The past, a prologue

Change could be a healthy experience for organizations and groups of people; although I was drawn to the field because in some ways my life for a long time was a story of unhealthy changes.  It becomes a large unwieldy knot of dirty twine and untangling the stories to make sense of where things could have been put on a different path is as frustrating.

In those unwieldy work-change-knots, I didn’t know all of the stressors on the systems or how decisions impacted other areas of the organizations. I worked in several organizations that were dealing with big changes and broad economic uncertainty,  and to be fair I don’ think that my experience was unique. However, across the board, change was messy, uneven, and lacked transparency. The leaders started sounding like used car salesmen and nobody was buying it.

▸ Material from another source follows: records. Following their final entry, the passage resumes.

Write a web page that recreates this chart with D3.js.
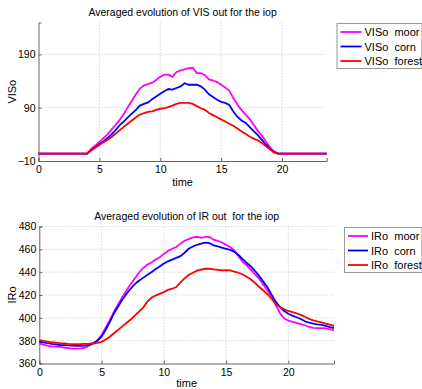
<!DOCTYPE html>
<html>
<head>
<meta charset="utf-8">
<script src="https://cdn.jsdelivr.net/npm/d3@7"></script>
<style>
  body { margin: 0; background: #fff; }
  svg { display: block; font-family: "Liberation Sans", Arial, sans-serif; }
  text { white-space: pre; }
</style>
</head>
<body>
<svg id="chart" width="422" height="389"></svg>
<script>
// time axis: 20 minute steps, 0 .. 23.67 h
var time = d3.range(72).map(function(i) { return i / 3; });

// VIS out (top)
var visMoor = [4,4,4,4,4,4,4,4,4,4,4,4,4,
  13,19,26,33,40,49,58,67,78,91,103,115,126,132,134,137,142,148,152,152,148,157,160,162,164,165,
  155,155,151,143,141,138,133,128,122,108,96,86,77,69,58,47,38,27,16,8,
  4,4,4,4,4,4,4,4,4,4,4,4,4];
var visCorn = [4,4,4,4,4,4,4,4,4,4,4,4,4,
  10,16,22,27,33,40,48,57,64,72,79,86,94,97,100,106,111,116,121,125,124,127,130,136,133,133,
  133,130,124,115,110,105,101,99,95,83,73,66,62,54,46,39,30,21,13,7,
  4,4,4,4,4,4,4,4,4,4,4,4,4];
var visForest = [4,4,4,4,4,4,4,4,4,4,4,4,4,
  10,15,20,25,30,35,41,48,54,60,66,72,77,80,82,83,86,88,89,91,94,97,99,99,99,97,
  93,89,86,80,76,72,68,64,60,56,51,46,41,36,32,29,24,18,12,6,
  4,4,4,4,4,4,4,4,4,4,4,4,4];

// IR out (bottom)
var irMoor = [377.5,376.5,375.5,375,374.8,374.5,374,373.5,373,373,373.2,374,
  375.5,377.5,380.5,385,391.5,398,405.5,412,418,424,429.5,434.5,
  439.5,443.5,446.5,448.5,451,453,456,458.5,460.5,462,465,467.5,
  469,470.5,471,470,471,471,468.5,467.5,466,464,462,459,
  454,449,446,442,438,434,429,424,418.5,411,404,399.5,
  397.5,396.5,395.5,394.5,393.5,392,391.2,391,391,390.8,390,389];
var irCorn = [379,378.5,377.8,377.2,376.7,376.2,376,375.8,375.6,375.5,375.5,375.6,
  376.3,377.8,380,383.5,389.5,396.5,404,410,416,421,425.5,429.5,
  432.5,435,437.5,440,442.5,445,447.5,449.5,451,452.5,454,457,
  460.5,462.5,464,465,465.8,465.5,463.5,462.5,461.5,460.5,459.5,457.8,
  455,451.5,448,445,441,436.5,431.5,426.5,420,414,409.5,406,
  403.6,402,400.5,399,397,395.8,395,394.3,393.8,393,391.8,391];
var irForest = [380.5,379.8,379.2,378.6,378.2,377.8,377.5,377.2,377,377,377,377.2,
  377.3,377.5,378,379,381,383.5,386.5,389.5,392.5,395.5,398.5,402,
  405.5,409,414,417.5,419.5,421,422.5,424.5,425.5,427,431,434.5,
  437.5,439.5,441.3,442.3,443,443,442.5,442,441.5,441.8,441.5,440.5,
  439.5,438,436,433.5,430.5,427,424,420.5,416.5,412,409.5,407.5,
  406,405,404,402.6,401,399,397.8,396.8,396,395,394,393];

var xTicks = [0, 5, 10, 15, 20];
var visTicks = [-10, 90, 190];
var irTicks = [360, 380, 400, 420, 440, 460, 480];
var colors = ['#ff00ff', '#0000ff', '#ff0000'];

var svg = d3.select('#chart');

function panel(opt) {
    var x = d3.scaleLinear().domain([0, 23.67]).range([opt.left, opt.right]);
    var y = d3.scaleLinear().domain(opt.ydomain).range([opt.bottom, opt.top]);
    var g = svg.append('g');

    // grid
    g.selectAll('.vgrid').data(xTicks.slice(1))
        .enter().append('line')
        .attr('x1', function(d) { return x(d); }).attr('x2', function(d) { return x(d); })
        .attr('y1', opt.top).attr('y2', opt.bottom)
        .attr('stroke', '#c4c4c4').attr('stroke-dasharray', '1,2');
    g.selectAll('.hgrid').data(opt.yticks.slice(1))
        .enter().append('line')
        .attr('x1', opt.left).attr('x2', opt.right)
        .attr('y1', function(d) { return y(d); }).attr('y2', function(d) { return y(d); })
        .attr('stroke', '#c4c4c4').attr('stroke-dasharray', '1,2');

    // axes, ticks inward like matlab
    var xa = g.append('g').attr('transform', 'translate(0,' + opt.bottom + ')')
        .call(d3.axisBottom(x).tickValues(xTicks).tickSize(-3).tickPadding(5));
    var ya = g.append('g').attr('transform', 'translate(' + opt.left + ',0)')
        .call(d3.axisLeft(y).tickValues(opt.yticks).tickSize(-3).tickPadding(3));
    [xa, ya].forEach(function(a) {
        a.select('.domain').attr('stroke', '#666');
        a.selectAll('.tick line').attr('stroke', '#666');
        a.selectAll('text').attr('font-size', 10.5).attr('fill', '#000')
            .attr('font-family', '"Liberation Sans", Arial, sans-serif');
    });

    var line = d3.line()
        .x(function(d, i) { return x(time[i]); })
        .y(function(d) { return y(d); });
    opt.series.forEach(function(s, k) {
        g.append('path').datum(s)
            .attr('d', line)
            .attr('fill', 'none')
            .attr('stroke', colors[k])
            .attr('stroke-width', 1.8);
    });

    g.append('text').attr('x', (opt.left + opt.right) / 2).attr('y', opt.titleY)
        .attr('text-anchor', 'middle').attr('font-size', 10.5).text(opt.title);
    g.append('text').attr('x', (opt.left + opt.right) / 2).attr('y', opt.xlabY)
        .attr('text-anchor', 'middle').attr('font-size', 11).text('time');
    g.append('text')
        .attr('transform', 'translate(16,' + (opt.top + opt.bottom) / 2 + ') rotate(-90)')
        .attr('text-anchor', 'middle').attr('font-size', 11).text(opt.ylab);

    // legend
    var lg = g.append('g').attr('transform', 'translate(' + opt.legX + ',' + opt.legY + ')');
    lg.append('rect').attr('x', 0.5).attr('y', 0.5)
        .attr('width', 421.5 - opt.legX).attr('height', 45)
        .attr('fill', '#fff').attr('stroke', '#999');
    opt.labels.forEach(function(lab, k) {
        var yy = 9 + k * 14.5;
        lg.append('line').attr('x1', 4).attr('x2', 4 + opt.legLine)
            .attr('y1', yy).attr('y2', yy)
            .attr('stroke', colors[k]).attr('stroke-width', 1.8);
        lg.append('text').attr('x', 7 + opt.legLine).attr('y', yy + 4)
            .attr('font-size', 11).text(lab);
    });
}

panel({
    left: 38.5, right: 326.7, top: 22.4, bottom: 161,
    ydomain: [-10, 250], yticks: visTicks,
    series: [visMoor, visCorn, visForest],
    title: 'Averaged evolution of VIS out for the iop',
    titleY: 15.5, xlabY: 186, ylab: 'VISo',
    legX: 336.5, legY: 23, legLine: 21,
    labels: ['VISo  moor', 'VISo  corn', 'VISo  forest']
});

panel({
    left: 39.3, right: 334, top: 226.5, bottom: 363.5,
    ydomain: [360, 480], yticks: irTicks,
    series: [irMoor, irCorn, irForest],
    title: 'Averaged evolution of IR out  for the iop',
    titleY: 219.5, xlabY: 387, ylab: 'IRo',
    legX: 344, legY: 227, legLine: 20,
    labels: ['IRo  moor', 'IRo  corn', 'IRo  forest']
});
</script>
</body>
</html>
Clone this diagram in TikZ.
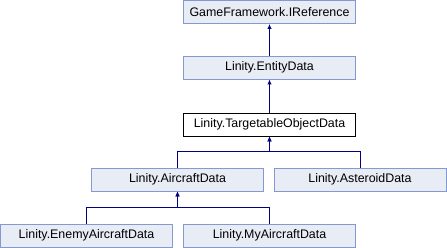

I felt as if my work was unappreciated, as coworkers disappeared in rounds of layoffs.  In one job, leaders talked up our product with ridiculous enthusiasm and we got more and more angry. We knew the work was shaky before we lost people, and afterwards, we could no longer believe in the quality of what we produced.  In a scramble to make money, our deadlines were even shorter, product became a joke; the depression that set in each time I turned the alarm clock off in the morning was a physical sensation, heavy and sharp.

I can still recall these emotions as strongly as I do when I think of a loved one passing.  I still have friends from this job and we can barely talk about specifics without re-living the trauma.  It seems dramatic to speak of things in this way, but I hear these same feelings echoed in overhearing strangers’ conversations on the subway, talking to acquaintances who tell me their stories when I ask, “How’s work?”

If the sadness, depression, and rage are still a part of organizational change then I suppose I’m in the right field.  It’s a shame, though, and the deep pain I see in other people saddens me. Sometimes I worry that getting into this line of work is an attempt to right the wrongs of my own organizational past. Much like dating the same type of people over and over again to deal with some mommy or daddy issues.

Acknowledging that there is a pattern to everyone’s organizational life, even the ‘experts’ who are trying to fix things, will probably be one of the sharpest tools in my kit.  There’s something poetic and mathematical about a pattern, much like social-organizational psychology. I feel so lucky to have been able to get my Masters degree in this field. And there’s still so much to learn about putting it into practice, it scares me at the same time as having me on the edge of my seat.